The decision by the US to accede to India’s request to accredit Ms Khobragade to the United Nations - which enjoys broader immunity than she had as a consular official - appears to have been the outcome of days of high-level negotiations. Many observers believed the matter should have been dealt with much sooner and was starting to damage the broader relationship between the two democracies.
Ms Khobragade, 39, India’s deputy consul-general in New York, had originally been arrested on December 12 and charged with one count of visa fraud and one of making false statements about how much she paid a domestic worker.
Prosecutors said that Ms Khobragade had said on a form that she was going to pay her maid, Sangeeta Richards, $4,500 a month but only gave her a fraction of that and a sum that was below the US minimum wage. The indictment placed before the court claims Ms Richards often worked more than 100 hours a week and only received half-a-day off.
The US prosecutor, Preet Bharara, an Indian American, had insisted Ms Khobragade had broken the law and that her diplomatic status did not grant her immunity.
But in India the arrest of the diplomat triggered outrage and was seen as an insult to the entire country. For weeks, the matter has been the subject of often frenzied media attention with repeated demands that the Indian government take a solid stance on the issue.
Another factor is that the row has come as India is preparing for a general election and the Congress party-led government, already struggling, has not wanted to be seen as weak.
India had responded by withdrawing a number of privileges enjoyed by US diplomats in India and cancelling a series of visits, including one scheduled for next week by US Energy Secretary Ernest Moniz.
Ms Khobragade’s return to India came after she was formally charged on Thursday in New York before a federal grand jury.
However, according to the Associated Press, the US State Department had on Wednesday agreed to India’s request to accredit her to the UN, which enjoys higher diplomatic immunity.
In the next step of the diplomatic sarabande, the US asked India to waive Ms Khobragadeís diplomatic immunity. India then denied this request meaning the US was obliged to halt the prosecution. On Thursday afternoon, a judge in New York was informed that Ms Khobragade had been granted immunity and had been ordered to leave the US by the State Department.

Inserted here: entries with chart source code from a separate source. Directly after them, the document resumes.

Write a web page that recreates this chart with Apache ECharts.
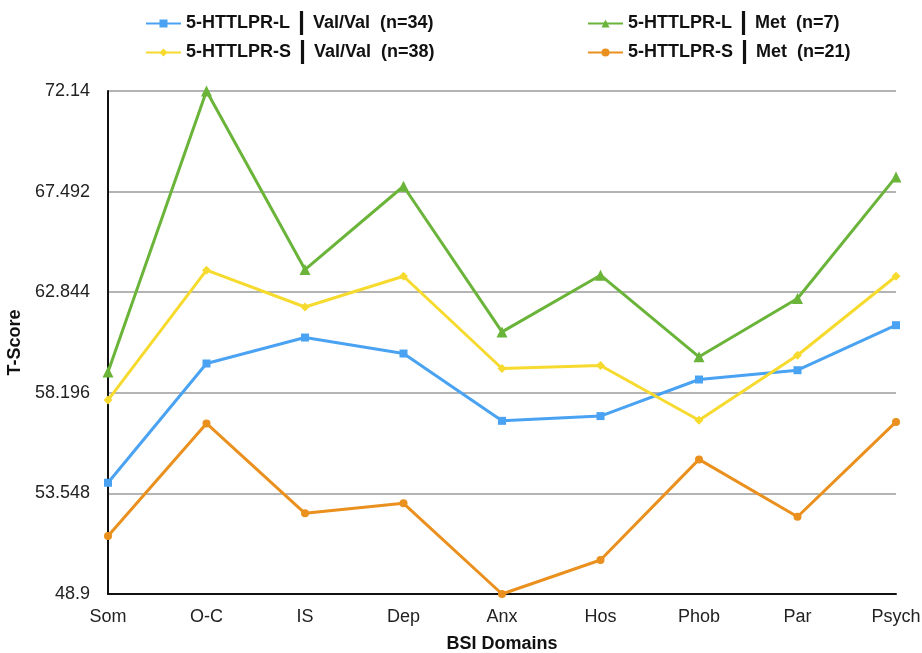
<!DOCTYPE html>
<html>
<head>
<meta charset="utf-8">
<script src="https://cdn.jsdelivr.net/npm/echarts@6/dist/echarts.min.js"></script>
<style>
  html, body { margin: 0; padding: 0; background: #fff; }
  #chart { width: 922px; height: 653px; }
</style>
</head>
<body>
<div id="chart"></div>
<script>
var domains = ["Som", "O-C", "IS", "Dep", "Anx", "Hos", "Phob", "Par", "Psych"];
var yTicks = [48.9, 53.548, 58.196, 62.844, 67.492, 72.14];

var lValVal = [54.04, 59.55, 60.75, 60.01, 56.9, 57.12, 58.81, 59.24, 61.32];
var lMet = [59.16, 72.14, 63.89, 67.74, 61.01, 63.63, 59.86, 62.55, 68.17];
var sValVal = [57.86, 63.86, 62.16, 63.58, 59.32, 59.46, 56.93, 59.93, 63.58];
var sMet = [51.58, 56.78, 52.63, 53.09, 48.9, 50.47, 55.12, 52.47, 56.85];

var names = [
  "5-HTTLPR-L | Val/Val  (n=34)",
  "5-HTTLPR-L | Met  (n=7)",
  "5-HTTLPR-S | Val/Val  (n=38)",
  "5-HTTLPR-S | Met  (n=21)"
];

var FONT = "Liberation Sans, Arial, sans-serif";
var chart = echarts.init(document.getElementById("chart"));

function line(name, data, color, symbol, size) {
  return {
    name: name,
    type: "line",
    data: data,
    symbol: symbol,
    symbolSize: size,
    itemStyle: { color: color },
    lineStyle: { color: color, width: 3 }
  };
}

var legendText = {
  fontFamily: FONT,
  fontSize: 18,
  fontWeight: "bold",
  color: "#111",
  rich: {
    bar: { fontSize: 25, fontWeight: "bold", color: "#111", padding: [0, 3, 0, 3] }
  }
};
function legendFmt(n) {
  return n.replace(" | ", " {bar||} ");
}

var option = {
  backgroundColor: "#fff",
  animation: false,
  legend: [
    {
      data: [names[0], names[2]],
      orient: "vertical",
      left: 140,
      top: 6,
      itemWidth: 35,
      itemHeight: 10,
      itemGap: 4,
      textStyle: legendText,
      formatter: legendFmt
    },
    {
      data: [names[1], names[3]],
      orient: "vertical",
      left: 582,
      top: 6,
      itemWidth: 35,
      itemHeight: 10,
      itemGap: 4,
      textStyle: legendText,
      formatter: legendFmt
    }
  ],
  grid: { left: 108, right: 26, top: 91, bottom: 59, outerBoundsMode: "none" },
  xAxis: {
    type: "category",
    data: domains,
    boundaryGap: false,
    name: "BSI Domains",
    nameLocation: "middle",
    nameGap: 41,
    nameTextStyle: { fontFamily: FONT, fontSize: 18, fontWeight: "bold", color: "#111" },
    axisLine: { lineStyle: { color: "#111", width: 2 } },
    axisTick: { show: false },
    axisLabel: { fontFamily: FONT, fontSize: 18, color: "#222", margin: 14 }
  },
  yAxis: {
    type: "value",
    min: yTicks[0],
    max: yTicks[yTicks.length - 1],
    interval: yTicks[1] - yTicks[0],
    name: "T-Score",
    nameLocation: "middle",
    nameRotate: 90,
    nameGap: 77,
    nameTextStyle: { fontFamily: FONT, fontSize: 18, fontWeight: "bold", color: "#111" },
    axisLine: { show: true, lineStyle: { color: "#111", width: 2 } },
    axisTick: { show: false },
    axisLabel: {
      fontFamily: FONT,
      fontSize: 18,
      color: "#222",
      margin: 18,
      formatter: function (v) { return String(+v.toFixed(3)); }
    },
    splitLine: { lineStyle: { color: "#b4b4b4", width: 2 } }
  },
  series: [
    line(names[0], lValVal, "#4aa3f2", "rect", 8),
    line(names[1], lMet, "#6ab43a", "triangle", 11),
    line(names[2], sValVal, "#f6da2e", "diamond", 9),
    line(names[3], sMet, "#ea901e", "circle", 8)
  ]
};

chart.setOption(option);
</script>
</body>
</html>
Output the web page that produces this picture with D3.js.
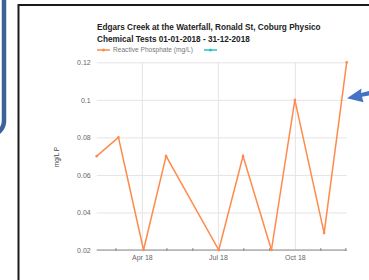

In a statement, Ms Khobragade's lawyer, Daniel Arshack, said the diplomat would be leaving with her head “held high”. “She knows she has done no wrong and she looks forward to assuring that the truth is known,” he said.
The diplomat’s maid, Ms Richards, who has been granted permission to stay in the US with her family, issued her first public statement, saying she wanted to work for a few years before returning to India.
“I never thought that things would get so bad here, that I would work so much that I did not have time to sleep or eat or have time to myself,” she said in a statement released by the group Safe Horizon.
She added: “I would like to tell other domestic workers who are suffering as I did - you have rights and do not let anyone exploit you.”
India will claim the return of Ms Khobragade as a victory, even though prosecutors made clear that the two charges against her remain pending and she could be returned to court if her immunity were to be waived or if she visited the US without a diplomatic passport.
The twisting saga over the diplomat's arrest highlighted a number of differences between the two countries. Many US commentators said Ms Khobragade should have obeyed the law and should not have escaped prosecution.
In India, many accused the US of hypocrisy and pointed to cases such as that of CIA operative Raymond Davies who was eventually spirited out of Pakistan in 2011 even though he faced a double murder charges and was not a diplomat.
The US, which paid blood money to the victims' families, claimed Mr Davis enjoyed diplomatic immunity. Members of the US Congress also threatened to stop aid to Pakistan if he was not released.